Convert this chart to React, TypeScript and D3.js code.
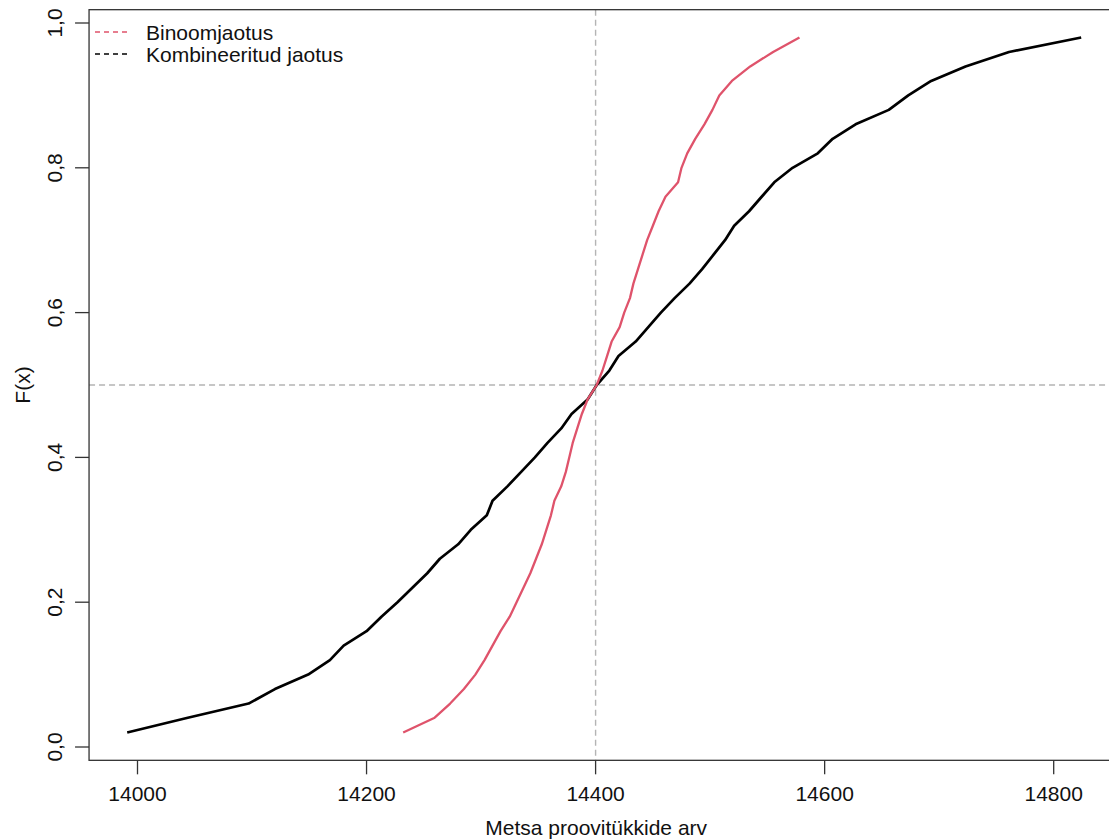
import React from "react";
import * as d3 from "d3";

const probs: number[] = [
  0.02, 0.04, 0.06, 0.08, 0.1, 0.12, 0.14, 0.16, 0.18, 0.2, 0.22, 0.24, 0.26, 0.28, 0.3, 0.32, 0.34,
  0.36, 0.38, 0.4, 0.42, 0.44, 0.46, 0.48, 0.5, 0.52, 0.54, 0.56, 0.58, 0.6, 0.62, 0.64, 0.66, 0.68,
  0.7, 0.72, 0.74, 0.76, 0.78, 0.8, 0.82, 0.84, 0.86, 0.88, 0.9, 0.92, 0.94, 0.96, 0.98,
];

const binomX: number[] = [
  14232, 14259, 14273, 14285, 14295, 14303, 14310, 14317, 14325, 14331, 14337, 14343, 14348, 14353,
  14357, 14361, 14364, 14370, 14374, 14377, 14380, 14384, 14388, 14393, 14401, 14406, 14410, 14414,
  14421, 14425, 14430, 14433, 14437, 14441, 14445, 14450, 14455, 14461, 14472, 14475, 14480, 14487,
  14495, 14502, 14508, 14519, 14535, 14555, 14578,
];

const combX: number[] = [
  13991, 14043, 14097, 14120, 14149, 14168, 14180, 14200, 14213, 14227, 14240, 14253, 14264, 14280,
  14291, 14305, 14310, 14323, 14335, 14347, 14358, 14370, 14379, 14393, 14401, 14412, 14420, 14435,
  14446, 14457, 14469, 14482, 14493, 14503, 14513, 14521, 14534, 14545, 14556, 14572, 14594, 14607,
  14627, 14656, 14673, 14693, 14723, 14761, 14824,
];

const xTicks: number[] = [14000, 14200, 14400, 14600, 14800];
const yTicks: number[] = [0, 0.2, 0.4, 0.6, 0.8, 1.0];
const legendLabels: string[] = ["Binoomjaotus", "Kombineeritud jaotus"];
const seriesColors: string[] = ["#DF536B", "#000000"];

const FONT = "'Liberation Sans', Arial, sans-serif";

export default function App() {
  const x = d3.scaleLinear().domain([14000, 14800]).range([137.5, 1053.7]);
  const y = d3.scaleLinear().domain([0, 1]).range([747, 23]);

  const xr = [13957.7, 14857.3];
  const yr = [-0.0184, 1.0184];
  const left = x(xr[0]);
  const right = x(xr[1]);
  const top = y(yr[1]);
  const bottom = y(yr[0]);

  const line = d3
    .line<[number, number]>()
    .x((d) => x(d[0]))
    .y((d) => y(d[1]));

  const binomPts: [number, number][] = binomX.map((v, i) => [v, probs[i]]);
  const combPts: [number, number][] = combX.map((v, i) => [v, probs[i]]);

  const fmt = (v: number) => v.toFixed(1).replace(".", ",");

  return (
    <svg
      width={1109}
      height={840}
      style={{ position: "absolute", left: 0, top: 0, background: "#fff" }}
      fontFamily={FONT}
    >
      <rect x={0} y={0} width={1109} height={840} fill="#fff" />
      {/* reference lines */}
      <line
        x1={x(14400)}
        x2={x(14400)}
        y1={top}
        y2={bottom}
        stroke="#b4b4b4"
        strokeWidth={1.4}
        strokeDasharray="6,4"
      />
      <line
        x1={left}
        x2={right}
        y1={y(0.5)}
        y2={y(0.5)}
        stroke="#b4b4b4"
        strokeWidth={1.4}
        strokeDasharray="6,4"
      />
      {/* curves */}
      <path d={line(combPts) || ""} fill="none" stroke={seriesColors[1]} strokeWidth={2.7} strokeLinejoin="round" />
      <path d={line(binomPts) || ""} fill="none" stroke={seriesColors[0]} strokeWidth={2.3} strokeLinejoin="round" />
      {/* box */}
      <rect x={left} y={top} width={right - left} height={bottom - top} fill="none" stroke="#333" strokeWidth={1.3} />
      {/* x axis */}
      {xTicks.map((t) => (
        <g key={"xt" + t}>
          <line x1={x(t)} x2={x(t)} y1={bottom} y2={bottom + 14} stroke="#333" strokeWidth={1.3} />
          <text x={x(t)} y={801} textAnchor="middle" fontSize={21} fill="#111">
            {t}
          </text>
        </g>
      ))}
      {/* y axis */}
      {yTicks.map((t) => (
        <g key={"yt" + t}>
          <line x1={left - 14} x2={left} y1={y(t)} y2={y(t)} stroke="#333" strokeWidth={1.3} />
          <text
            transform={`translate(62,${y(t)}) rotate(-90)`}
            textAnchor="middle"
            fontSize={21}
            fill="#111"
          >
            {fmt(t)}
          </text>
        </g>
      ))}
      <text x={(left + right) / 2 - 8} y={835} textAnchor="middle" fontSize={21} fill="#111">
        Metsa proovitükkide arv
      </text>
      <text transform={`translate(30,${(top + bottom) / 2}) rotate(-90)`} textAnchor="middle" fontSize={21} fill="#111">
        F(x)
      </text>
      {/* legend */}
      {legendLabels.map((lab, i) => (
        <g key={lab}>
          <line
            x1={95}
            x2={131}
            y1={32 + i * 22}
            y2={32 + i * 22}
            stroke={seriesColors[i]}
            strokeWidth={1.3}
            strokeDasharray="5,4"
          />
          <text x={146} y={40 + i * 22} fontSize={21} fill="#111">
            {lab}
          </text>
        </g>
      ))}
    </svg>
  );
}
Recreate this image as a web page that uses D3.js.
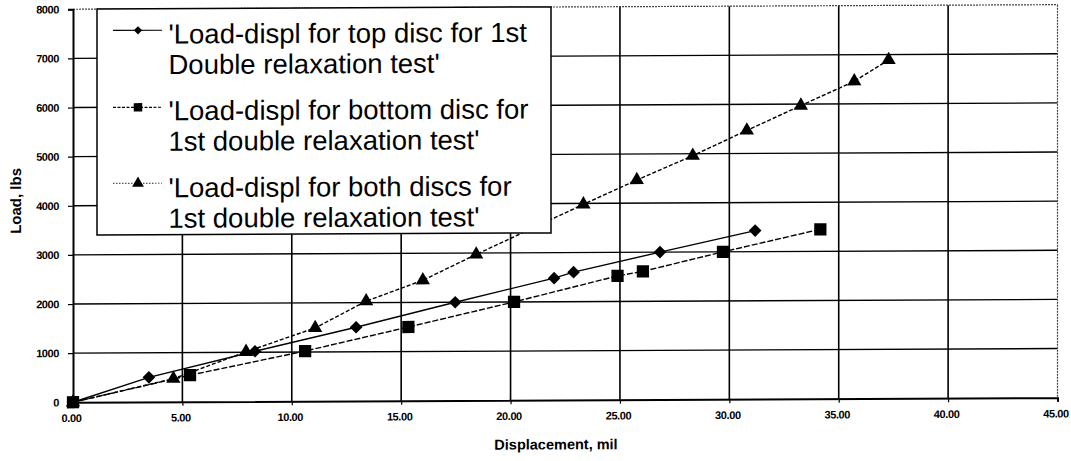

YOUR GOAL → Take every line from the data that contains the word "React".

EXPECTED ANSWER →
Convert this chart to React, TypeScript and D3.js code.
import React from "react";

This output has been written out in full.